On the Today programme (listen again on their BBC website page for 20 December, 2008) Varley forthrightly admitted that some of this is a PR matter. The banks need to rebuild their reputations. He seemed effortlessly to understand this was a moment when messages matter. It may be that Varley is in especially good shape to speak both humbly and robustly because he hasn’t yet taken the tax-payer’s shilling. So he accepts some of the blame for this mess but is in the relatively attractive position of wanting to dig himself out of the hole by himself.
A PR professional is bound to ask whether Varley was tutored in his messaging and its style, or is a natural. Who cares? He got there. No-one else at his level, or anywhere near it, has been as good, or anywhere near it.

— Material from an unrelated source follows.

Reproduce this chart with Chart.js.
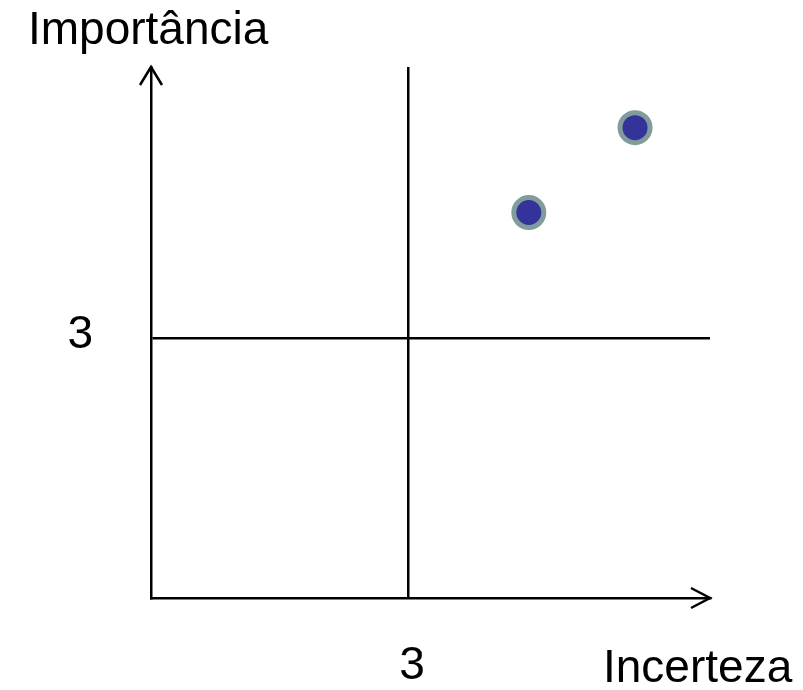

It is worth reprising some of his messages:
- Last ten years were an anomaly rather than normalcy.
- Explosion in price of assets as a result of the easy availability of money.
- Loan to value ratios in British houses, available at 100%, 115% or 125% of the value of a house: “looking back on it, madness”.
- Unemployment rising to 7.5% of the course of the next 12 months, with unemployment in the UK reaching 2.5 million by the end of 2009.
- Negative house price inflation, still has another 10% to 15% between now and the end of next year.
- Many customers struggling with the slowdown in the economy, and our obligation is to be as supportive as we can.
- Barclays and the big banks are open for business.
How can the answer be yet more cheap debt, lower interest rates, surely that cannot be the solution?
What the economies around the world need is a burst of stimulus. It is perfectly clear to me that within that package there needs to be, and there are now, lower interest rates. For millions of our customers as a result of the cut in base rate; millions of our mortgage customers, millions of small and medium-sized enterprise customers are now getting the benefit of lower monthly debt service costs. That is, I think, a good thing as they struggle through the economic slowdown of the next 12 months or so. But if you ask me should we have perennially low interest rates, absolutely not.
I think you could say that one of the big drivers of this crisis has been easy money made available by central banks around the world over the course of the last seven years. It has absolutely been a catalyst of the crisis. So I accept that point. Getting the balance right is not easy. But that’s what – frankly – governments, and central banks, and indeed commercial banks like this bank have to get right.
Commenting on his bank’s struggle to maintain his bank’s independence he says:
- From the point of view of shareholders there is a significant advantage to independence.
- If British taxpayers’ money is deployed in a bank a big part of the agenda of that bank has to be directed at the UK.
- But Barclays is more than a UK bank – it employs more people outside the UK and has more customers outside the UK.
- It is important that growth outside of the UK is unimpaired.
- What you want is alignment between your shareholders. The commercial interests of shareholders need to be aligned.
- There is a significant difference – candidly, in the context of alignment – between taking UK government money, which has to carry some social agenda with it.
- Compare that with the commercial interests of the sovereign wealth funds who have invested in Barclays. There is complete alignment between the interests of those sovereign funds and the interests of our institutional and personal shareholders.